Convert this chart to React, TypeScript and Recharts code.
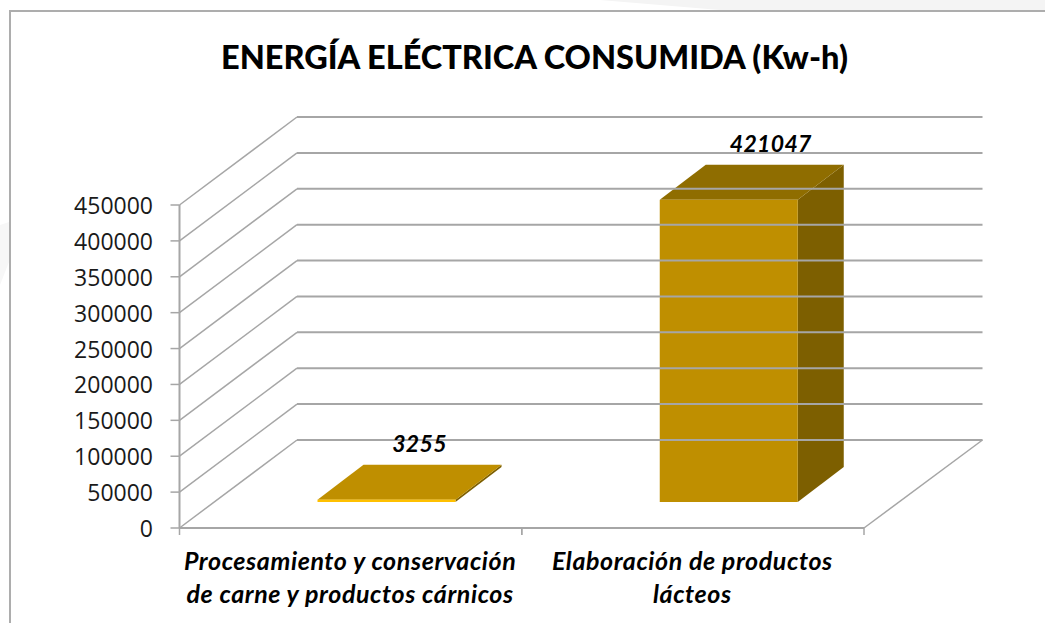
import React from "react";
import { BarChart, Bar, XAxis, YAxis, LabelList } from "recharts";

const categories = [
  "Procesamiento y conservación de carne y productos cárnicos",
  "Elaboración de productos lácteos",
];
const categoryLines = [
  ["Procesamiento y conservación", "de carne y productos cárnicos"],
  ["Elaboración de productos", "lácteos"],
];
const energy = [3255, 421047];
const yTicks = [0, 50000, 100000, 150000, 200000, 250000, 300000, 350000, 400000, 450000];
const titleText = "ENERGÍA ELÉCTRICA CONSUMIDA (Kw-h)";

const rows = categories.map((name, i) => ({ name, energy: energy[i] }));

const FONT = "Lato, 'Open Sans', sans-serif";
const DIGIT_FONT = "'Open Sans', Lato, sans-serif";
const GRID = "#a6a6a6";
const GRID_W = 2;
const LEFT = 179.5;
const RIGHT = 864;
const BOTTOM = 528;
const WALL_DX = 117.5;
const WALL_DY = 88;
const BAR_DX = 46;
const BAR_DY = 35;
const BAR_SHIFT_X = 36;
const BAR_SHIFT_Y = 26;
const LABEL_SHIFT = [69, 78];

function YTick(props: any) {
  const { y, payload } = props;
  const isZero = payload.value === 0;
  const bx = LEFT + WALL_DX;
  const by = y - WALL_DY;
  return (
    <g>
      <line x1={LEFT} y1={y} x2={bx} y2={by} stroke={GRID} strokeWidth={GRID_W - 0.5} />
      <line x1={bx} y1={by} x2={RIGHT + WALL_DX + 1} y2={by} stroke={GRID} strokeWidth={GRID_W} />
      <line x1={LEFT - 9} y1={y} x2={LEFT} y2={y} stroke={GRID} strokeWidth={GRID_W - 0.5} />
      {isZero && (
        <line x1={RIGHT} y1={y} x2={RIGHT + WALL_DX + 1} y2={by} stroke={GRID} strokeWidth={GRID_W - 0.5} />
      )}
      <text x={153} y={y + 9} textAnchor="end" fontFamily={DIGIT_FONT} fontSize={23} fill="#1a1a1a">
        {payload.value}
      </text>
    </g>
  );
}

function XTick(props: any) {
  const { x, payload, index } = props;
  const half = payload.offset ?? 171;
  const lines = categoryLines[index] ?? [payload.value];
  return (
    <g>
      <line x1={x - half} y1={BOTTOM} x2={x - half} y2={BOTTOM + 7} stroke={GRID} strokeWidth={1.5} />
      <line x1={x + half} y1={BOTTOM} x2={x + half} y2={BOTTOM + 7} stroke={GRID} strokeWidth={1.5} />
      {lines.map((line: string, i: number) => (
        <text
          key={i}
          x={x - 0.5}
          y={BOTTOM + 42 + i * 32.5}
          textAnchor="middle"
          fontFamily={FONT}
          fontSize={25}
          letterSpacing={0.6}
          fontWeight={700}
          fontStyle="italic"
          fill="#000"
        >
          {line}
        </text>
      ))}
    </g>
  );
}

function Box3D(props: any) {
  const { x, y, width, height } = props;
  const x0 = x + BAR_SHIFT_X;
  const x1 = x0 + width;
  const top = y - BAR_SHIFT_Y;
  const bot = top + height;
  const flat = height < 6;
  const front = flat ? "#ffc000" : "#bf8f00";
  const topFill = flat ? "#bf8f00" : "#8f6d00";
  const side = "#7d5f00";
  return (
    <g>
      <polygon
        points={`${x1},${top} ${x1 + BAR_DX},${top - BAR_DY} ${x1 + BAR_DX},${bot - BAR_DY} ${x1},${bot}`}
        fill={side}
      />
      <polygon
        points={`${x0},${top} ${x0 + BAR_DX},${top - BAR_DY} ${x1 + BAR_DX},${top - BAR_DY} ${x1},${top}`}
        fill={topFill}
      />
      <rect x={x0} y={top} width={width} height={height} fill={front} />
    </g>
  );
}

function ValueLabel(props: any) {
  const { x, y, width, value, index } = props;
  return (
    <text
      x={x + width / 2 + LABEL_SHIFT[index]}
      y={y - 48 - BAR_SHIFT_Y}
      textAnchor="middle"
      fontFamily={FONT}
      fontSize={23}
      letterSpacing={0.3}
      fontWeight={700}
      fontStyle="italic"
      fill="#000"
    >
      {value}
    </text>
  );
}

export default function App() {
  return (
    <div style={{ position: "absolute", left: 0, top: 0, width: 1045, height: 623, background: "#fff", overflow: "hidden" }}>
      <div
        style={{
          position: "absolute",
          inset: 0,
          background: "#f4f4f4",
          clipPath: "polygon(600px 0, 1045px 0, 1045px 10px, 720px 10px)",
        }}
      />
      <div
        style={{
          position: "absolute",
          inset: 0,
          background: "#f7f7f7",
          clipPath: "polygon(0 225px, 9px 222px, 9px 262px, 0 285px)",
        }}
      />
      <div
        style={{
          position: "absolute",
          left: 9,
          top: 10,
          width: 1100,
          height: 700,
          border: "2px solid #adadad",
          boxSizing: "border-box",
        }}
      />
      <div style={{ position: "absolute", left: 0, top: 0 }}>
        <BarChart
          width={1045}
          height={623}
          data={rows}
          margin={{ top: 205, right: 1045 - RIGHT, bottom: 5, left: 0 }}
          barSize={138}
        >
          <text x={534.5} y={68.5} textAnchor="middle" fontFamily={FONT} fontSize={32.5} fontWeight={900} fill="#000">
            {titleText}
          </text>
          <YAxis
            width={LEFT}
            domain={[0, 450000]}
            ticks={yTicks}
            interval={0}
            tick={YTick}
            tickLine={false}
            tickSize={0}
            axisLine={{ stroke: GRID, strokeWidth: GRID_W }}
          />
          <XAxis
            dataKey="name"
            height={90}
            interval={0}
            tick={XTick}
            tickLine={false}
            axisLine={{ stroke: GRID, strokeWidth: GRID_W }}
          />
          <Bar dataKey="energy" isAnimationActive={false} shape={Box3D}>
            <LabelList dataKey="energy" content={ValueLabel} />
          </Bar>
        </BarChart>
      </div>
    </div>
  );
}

===

Starting at the top of the listing above, reproduce each line up to and including the one with "XAxis, YAxis, LabelList"; omit the pictures.

## Task response
Convert this chart to React, TypeScript and Recharts code.
import React from "react";
import { BarChart, Bar, XAxis, YAxis, LabelList } from "recharts";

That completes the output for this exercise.